Capital Markets Weekly: Russian Euro-denominated sale, bank secularization plans and financings prominent in quieter week
In the week following Thanksgiving, a EUR 1 billion seven year 3% sale by Russia was particularly prominent. Roughly half the deal reportedly was sold to investors not linked to Russia. Some market sources viewed the deal as politically timed following the recent naval incident with Ukraine, serving to show Russia's ability to diversify its funding sources and advance its borrowings ahead of potential extension of sanctions.
Away from Russia, this week's main developments include three initiatives to reduce the severe levels of impaired debt carried by European banks using major asset securitisations in 2019.
On 22 November, Greece's central bank, the Bank of Greece, released plans to underpin securitisation of impaired mortgage loans by the transfer of some EUR7.4 billion of tax credits due to Greek banks, and to use these to permit the repackaging of some EUR40 billion of non-performing mortgage assets. Both asset classes would be shifted to an off-balance sheet special purpose vehicle for the planned sale.
In parallel, on 26 November, Greece's Eurobank announced its acquisition of Grivalia Properties, Greece's second largest real estate investment firm, through a share swap. The deal will increase Eurobank's equity base by some EUR900 million, increasing its common equity tier one capital ratio from 11.3% to 13.8%. Canadian insurer Fairfax Financial Holdings will increase its share in Eurobank from 18 to 32.9%: it currently owns 51% of Grivalia. Eurobank CEO Fokion Karavias claimed that the merger would "enable the bank to accelerate the reduction of its non-performing exposures through a large scale securitisation of around Euro7bn" planned for 2019.
Ireland's Permanent TSB announced on 29 November that, like Greek banks, it plans to use securitisation to reduce its exposure to troubled property loans through selling a EUR1.3 billion deal within efforts to reduce impairment and refocus its business towards SME lending. It hopes to trim its NPL loan ratio to below 10% from the 26% recorded at end-2017. Permanent TSB is currently 75% state owned.
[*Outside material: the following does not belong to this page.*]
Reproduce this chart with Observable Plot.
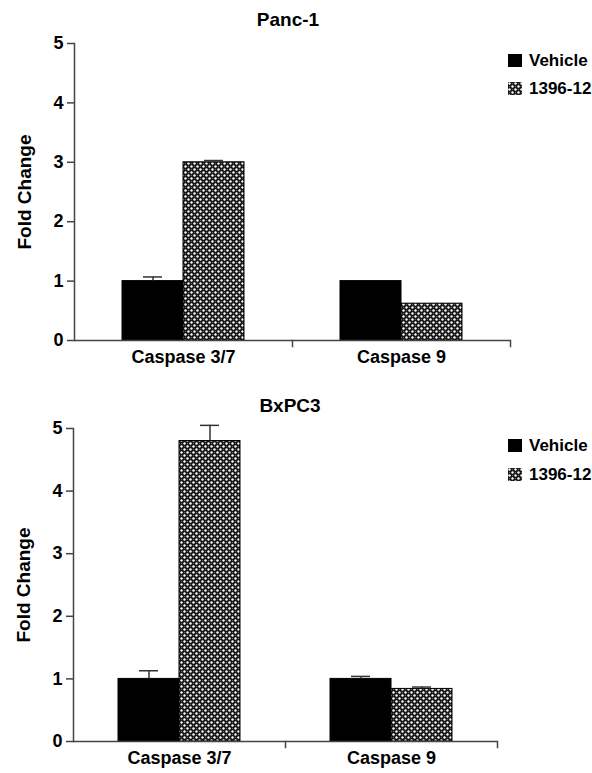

The banking sector also has featured heavily within this week's bond deal flow:
- HSBC sold USD2.25 billion of TLAC-eligible debt, including a green tranche within its package. Denmark's Jyske bank also completed a debut Euro-denominated three year senior debt issue that is MREL-eligible.
- Italy's Unicredit also has raised USD3 billion of TLAC-eligible five year senior non-preferred debt. Unusually, it did so by way of a private placement to a single investor (reported by International Financing Review to be Pimco) at 7.83%. Market sources view it to have paid up significantly for the sale, but the private format avoided pushing its borrowings into a cautious primary market for Italian risks.
- Despite having one of the sector's weaker capital ratios under stress in recent EU bank stress testing, Spain's Banco Sabadell sold on 29 November a EUR500 million subordinated Tier 2 deal callable after five years. The deal attracted roughly EUR1 billion in demand from over 70 investors, mainly foreign institutions. The offering, the first subordinated bank deal in Europe since June, was priced at 510 basis points over mid-swaps, equating to a 5.38% yield.
Overall, the various bank sales are risk positive. Unicredit's deal is relatively unusual, and the bank appears to have paid a premium for recent volatility in Italian debt and its own relative lateness in moving to lock in TLAC/MREL eligible funding. The completion of the Sabadell sale and that of a perpetual hybrid deal for Belgian speciality chemicals firm Solvay serve as positive indicators of ongoing risk appetite despite being late within the calendar year.